Conversation between Me and Mokithar ("you can call me Mo"):

Mo: Where you from, Lah?

Me: America (stuttered on the m)

Mo: aaaaahhh....nice, nice, very nice.  Very Big.  You Like my country, lah?

Me: Yes, very much.

Mo: How long you live here?

Me: Two years.

Mo: How much your rent? (I get asked this all the seems normal now)

Me: Too much, lah!

Mo: hahahahaha....I see, I see.

We drive along in silence for a bit....Mo is dodging motor cycles.  I'm trying not to bring up my breakfast.

Mo: Ma'am, if I may?

Me: (thinking oooh boy, here it comes...gonna ask me how much I weigh, or some other screamingly personal thing)  Sighing, Sure, go ahead?

Mo: When I was a little boy, I also talk like you, always getting stuck on my words.  I think you and I were frightened as children, so we afraid to let out words.

Me: hhmm, oh really (not very interested....I've heard all sorts of stuttering stories, and well, it's a very, very personal thing.  I rarely discus it, and if I do, it is with the very inner circle of family and friends)

Mo: Yes, yes, lah!  And my Grandmother, she cure me!

Me: Really?  (ok, I'll bite...) How did she do that?

Mo:  Well, whenever I would talk, and my words would get stuck, she would very quietly come up behind me and hit me with a pillow.  This would shock me, and my words would get unstuck.

Me: (shocked, slightly freaked out) Mo!  Really?  and this worked?

Mo: yes, yes, you try lah!  can!

Me: hhmm...I don't know...I don't really want to be hit.

Mo: ask your husband or friends to use a pillow....softly, lah!  this will shock the words out of you, and you won't be stuck.

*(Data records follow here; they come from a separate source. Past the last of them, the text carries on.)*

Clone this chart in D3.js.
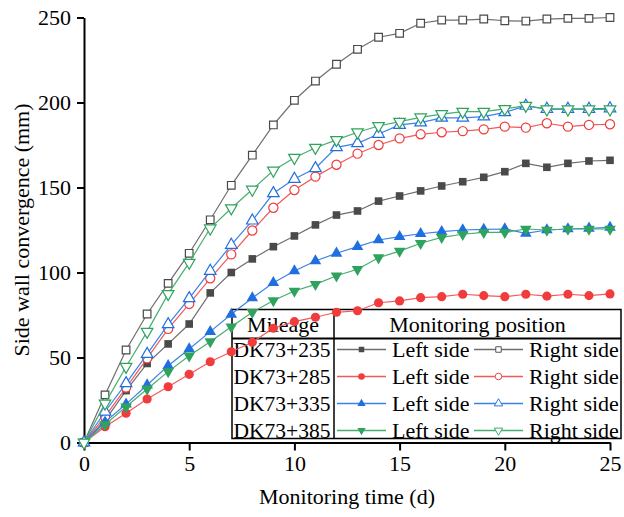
<!DOCTYPE html>
<html>
<head>
<meta charset="utf-8">
<script src="https://cdn.jsdelivr.net/npm/d3@7"></script>
<style>
  html, body { margin: 0; padding: 0; background: #fff; }
  svg { display: block; }
  text { font-family: "Liberation Serif", "Times New Roman", serif; fill: #000; }
</style>
</head>
<body>
<svg id="chart" width="624" height="517"></svg>
<script>
// Monitoring day index
const days = [0,1,2,3,4,5,6,7,8,9,10,11,12,13,14,15,16,17,18,19,20,21,22,23,24,25];

// Side wall convergence (mm) per section and side
const left235  = [0,13,30.5,46.5,58,69.7,88,100,108,115.2,121.5,128,133.8,136.2,142,145,148,150.9,153.4,156,159.3,164.2,161.9,164.2,165.6,166];
const right235 = [0,28,54.4,75.6,93.6,111.3,131,151.3,169,186.8,201.3,212.6,222.5,231.3,238.4,240.7,246.6,248.5,248.5,249.1,248.1,247.9,249.1,249.5,249.5,250];
const left285  = [0,9.3,17.2,25.6,32.8,40.1,47.5,53.4,59,67.2,71.1,73.7,76.6,77.5,82.2,83.3,85.2,85.8,87.2,86.4,85.8,87.2,86.1,87.2,86.4,87.4];
const right285 = [0,15.2,32.3,49.5,66.8,81.5,96.6,110.7,124.7,138.1,148.5,156.4,163.4,169.9,175,178.9,181.3,182.5,183.2,184.2,185.8,185.2,187.8,185.8,186.8,187.2];
const left335  = [0,12,22.6,33.8,45.2,55,65.2,75.4,85,94,100.9,106.8,111.3,115.2,119.1,121.1,122.8,124,125,125.4,125.6,123,125,125.6,126,126.5];
const right335 = [0,18.1,34.8,52,69.5,84.8,100.9,116.2,130.5,146.6,155,161.3,173.6,176,181.5,186.8,188.2,191,191,191.7,194.2,198,196.2,196.2,196.2,196.5];
const left385  = [0,10.5,21,31.5,41.7,51,59.3,68.1,76.6,83.5,89.1,93,98.1,101.9,108.7,112.6,117.2,120.7,122.5,123.6,123.6,125.6,125,125.6,125.6,125.6];
const right385 = [0,23,44.6,65.2,87.4,105.8,126,137.8,148.8,160,167.5,173.4,178,182.5,186.2,188.7,191.3,193.2,194.6,194.6,196.2,198.1,196,196,196,196];

const mileages = ["DK73+235", "DK73+285", "DK73+335", "DK73+385"];
const sideLabels = ["Left side", "Right side"];
const xTicks = [0, 5, 10, 15, 20, 25];
const yTicks = [0, 50, 100, 150, 200, 250];

// Per-section styling: marker shape and colours
const sections = [
  { name: mileages[0], left: left235, right: right235, color: "#4a4a4a", line: "#6e6e6e", shape: "square" },
  { name: mileages[1], left: left285, right: right285, color: "#f03c3c", line: "#f25a5a", shape: "circle" },
  { name: mileages[2], left: left335, right: right335, color: "#1f6fe0", line: "#3b82e6", shape: "triUp" },
  { name: mileages[3], left: left385, right: right385, color: "#2fa35e", line: "#47ad70", shape: "triDown" }
];

const svg = d3.select("#chart");

const x = d3.scaleLinear().domain([0, 25]).range([84, 610]);
const y = d3.scaleLinear().domain([0, 250]).range([442.5, 17.5]);

function symbolPath(shape) {
  if (shape === "square") return d3.symbol(d3.symbolSquare, 58)();
  if (shape === "circle") return d3.symbol(d3.symbolCircle, 66)();
  return d3.symbol(d3.symbolTriangle, 58)();
}
function symbolRotate(shape) { return shape === "triDown" ? " rotate(180)" : ""; }

// Legend table (drawn first so the data sits on top of it)
const lg = { x0: 232, x1: 621, y0: 309.5, y1: 438.5, xDiv: 334, yHead: 338.5, rowH: 27 };
const legend = svg.append("g");
legend.append("rect")
  .attr("x", lg.x0).attr("y", lg.y0)
  .attr("width", lg.x1 - lg.x0).attr("height", lg.y1 - lg.y0)
  .attr("fill", "none").attr("stroke", "#000").attr("stroke-width", 1.5);
legend.append("line")
  .attr("x1", lg.x0).attr("x2", lg.x1).attr("y1", lg.yHead).attr("y2", lg.yHead)
  .attr("stroke", "#000").attr("stroke-width", 1.8);
legend.append("line")
  .attr("x1", lg.xDiv).attr("x2", lg.xDiv).attr("y1", lg.y0).attr("y2", lg.y1)
  .attr("stroke", "#000").attr("stroke-width", 1.5);
legend.append("text")
  .attr("x", (lg.x0 + lg.xDiv) / 2).attr("y", lg.y0 + 22)
  .attr("text-anchor", "middle").attr("font-size", 22).text("Mileage");
legend.append("text")
  .attr("x", (lg.xDiv + lg.x1) / 2).attr("y", lg.y0 + 22)
  .attr("text-anchor", "middle").attr("font-size", 22).text("Monitoring position");

sections.forEach((s, i) => {
  const cy = lg.yHead + 11 + i * lg.rowH;
  const row = legend.append("g");
  row.append("text")
    .attr("x", (lg.x0 + lg.xDiv) / 2 - 1).attr("y", cy + 7.5)
    .attr("text-anchor", "middle").attr("font-size", 21.5).text(s.name);
  [[337, 386, 392, true, sideLabels[0]], [474, 523, 529, false, sideLabels[1]]].forEach(([a, b, tx, filled, lab]) => {
    row.append("line").attr("x1", a).attr("x2", b).attr("y1", cy).attr("y2", cy)
      .attr("stroke", s.line).attr("stroke-width", 1.3);
    row.append("path")
      .attr("d", symbolPath(s.shape))
      .attr("transform", `translate(${(a + b) / 2},${cy})${symbolRotate(s.shape)} scale(0.72)`)
      .attr("fill", filled ? s.color : "#fff")
      .attr("stroke", s.color).attr("stroke-width", filled ? 0 : 1.3);
    row.append("text").attr("x", tx).attr("y", cy + 7.5)
      .attr("font-size", 22).text(lab);
  });
});

// Axes
const xAxis = d3.axisBottom(x).tickValues(xTicks).tickSize(8).tickPadding(5).tickSizeOuter(0);
const yAxis = d3.axisLeft(y).tickValues(yTicks).tickSize(7).tickPadding(6).tickSizeOuter(0);

const gx = svg.append("g").attr("transform", `translate(0,${y(0)})`).call(xAxis);
const gy = svg.append("g").attr("transform", `translate(${x(0)},0)`).call(yAxis);
[gx, gy].forEach(g => {
  g.select(".domain").attr("stroke", "#000").attr("stroke-width", 2);
  g.selectAll(".tick line").attr("stroke", "#000").attr("stroke-width", 2);
  g.selectAll(".tick text")
    .attr("font-family", '"Liberation Serif", "Times New Roman", serif')
    .attr("font-size", 22).attr("fill", "#000");
});
gy.selectAll(".tick text").attr("dy", "0.34em");

// Axis titles
svg.append("text")
  .attr("x", 347).attr("y", 504)
  .attr("text-anchor", "middle").attr("font-size", 22)
  .text("Monitoring time (d)");
svg.append("text")
  .attr("transform", "translate(29,230) rotate(-90)")
  .attr("text-anchor", "middle").attr("font-size", 22)
  .text("Side wall convergence (mm)");

// Series lines and markers
const line = d3.line().x((d, i) => x(days[i])).y(d => y(d));
const plot = svg.append("g");
sections.forEach(s => {
  [[s.left, true], [s.right, false]].forEach(([vals, filled]) => {
    const g = plot.append("g");
    g.append("path").datum(vals)
      .attr("d", line).attr("fill", "none")
      .attr("stroke", s.line).attr("stroke-width", 1.2);
    g.selectAll("path.m").data(vals).join("path")
      .attr("class", "m")
      .attr("d", symbolPath(s.shape))
      .attr("transform", (d, i) => `translate(${x(days[i])},${y(d)})${symbolRotate(s.shape)}`)
      .attr("fill", filled ? s.color : "#fff")
      .attr("stroke", s.color)
      .attr("stroke-width", filled ? 0 : 1.2);
  });
});
</script>
</body>
</html>
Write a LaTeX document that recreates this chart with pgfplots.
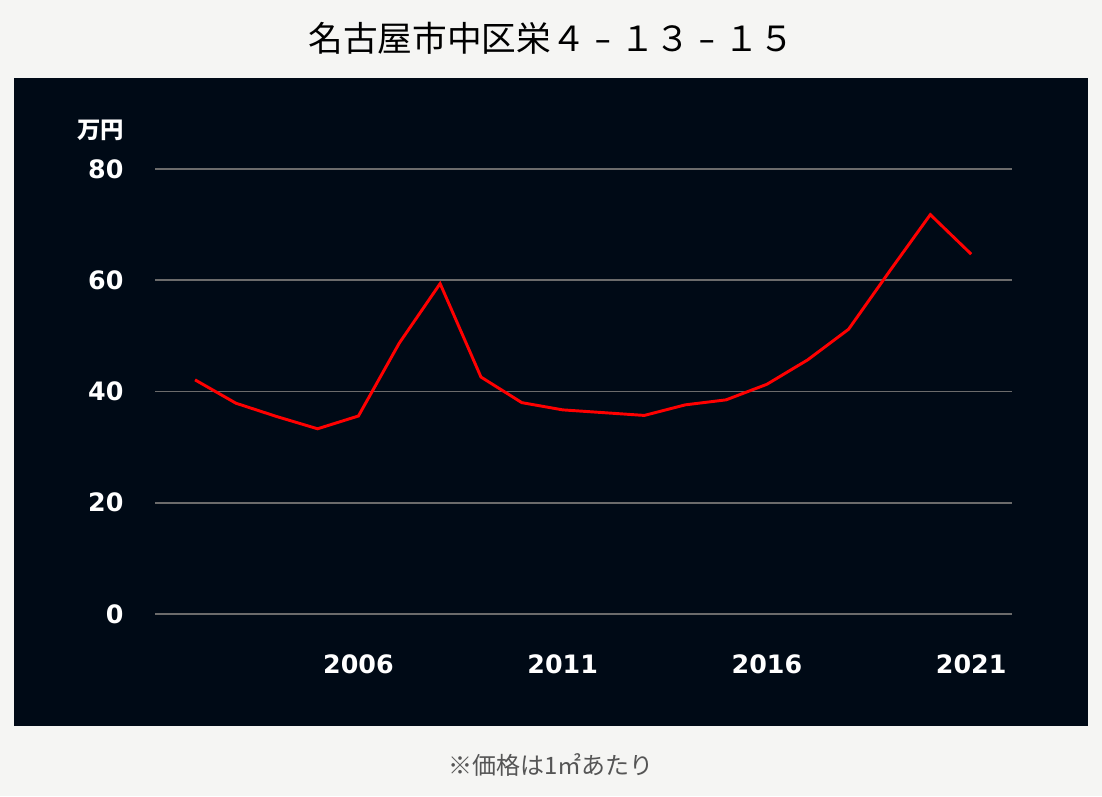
\documentclass[border=0pt]{standalone}
\usepackage{fontspec}
\usepackage{graphicx}
\usepackage{pgfplots}
\pgfplotsset{compat=1.18}
\setmainfont{DejaVu Sans}
\newfontfamily\cjk{Noto Sans CJK JP}
\definecolor{bg}{HTML}{F5F5F3}
\definecolor{panel}{HTML}{000A16}
\definecolor{gridc}{HTML}{6B6B6B}
\definecolor{redl}{HTML}{FF0000}
\definecolor{note}{HTML}{555555}
\newcommand{\fwdash}{\makebox[1em][c]{\scalebox{1.45}[1]{-}}}
\pgfplotstableread{
year value
2002 42.1
2003 37.9
2004 35.5
2005 33.3
2006 35.6
2007 48.7
2008 59.4
2009 42.6
2010 38.0
2011 36.7
2012 36.2
2013 35.7
2014 37.6
2015 38.5
2016 41.3
2017 45.7
2018 51.2
2019 61.6
2020 71.8
2021 64.7
}\datatable
\begin{document}
\begin{tikzpicture}
\fill[bg] (0pt,0pt) rectangle (826.5pt,-597pt);
\fill[panel] (10.5pt,-58.5pt) rectangle (816pt,-544.5pt);
\node[font=\cjk\fontsize{26}{30}\selectfont, text=black] at (413.25pt,-28.5pt) {名古屋市中区栄４\fwdash１３\fwdash１５};
\node[font=\cjk\fontsize{18}{22}\selectfont, text=note] at (413.25pt,-573.75pt) {※価格は1㎡あたり};
\node[font=\cjk\bfseries\fontsize{17.5}{20}\selectfont, text=white, anchor=east, inner sep=0pt] at (93pt,-97.5pt) {万円};
\begin{axis}[
  at={(116.25pt,-460.5pt)}, anchor=south west,
  scale only axis,
  width=642.75pt, height=333.75pt,
  xmin=2001.02, xmax=2022.0,
  ymin=0, ymax=80,
  ytick={0,20,40,60,80},
  xtick={2006,2011,2016,2021},
  axis line style={draw=none},
  major tick length=0pt,
  ymajorgrids,
  grid style={gridc, line width=1.3pt},
  /pgf/number format/assume math mode=true,
  /pgf/number format/1000 sep={},
  tick label style={font=\bfseries\fontsize{19}{22}\selectfont, text=white},
  yticklabel style={anchor=east, inner sep=0pt, xshift=-23.5pt},
  xticklabel style={anchor=north, inner sep=0pt, yshift=-30pt},
  clip=false,
]
\addplot[redl, line width=2.2pt, line join=miter] table[x=year, y=value] {\datatable};
\end{axis}
\end{tikzpicture}
\end{document}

Me:  ok, ok....maybe I will try.

This pleases Mo, and he is quiet for a few more minutes.  Then he looks worried.

Mo: ask your husband to use a pillow....not a hard stick,lah!  If he use a hard stick, you will hurt head, and you talk no more, lah!  

Me: Guffawing....I know, I know, something soft!  hahahahahaha....(we both were giggling at this point...the visual was great)

Mo: You try, you try. I help you with this, yes?

Me: ok, I will tell my husband.

He then went on to talk to me about his grandmother, and all her ideas for healthy living. Kidney health was big with her, and Mo suggested I go into the jungle and find some herbs to eat for good kidney function.  I'm gonna get right on that.

So, Mom, Dad, and other family and friends that have spent years and years encouraging my fluency, not to mention the thousands and thousands of dollars and hours spent on speech therapy, I guess we had it wrong.  All you had to do was sneak up behind me and bop me over the head with a pillow!  Softly, lah!  And for goodness sake, don't use a hard stick!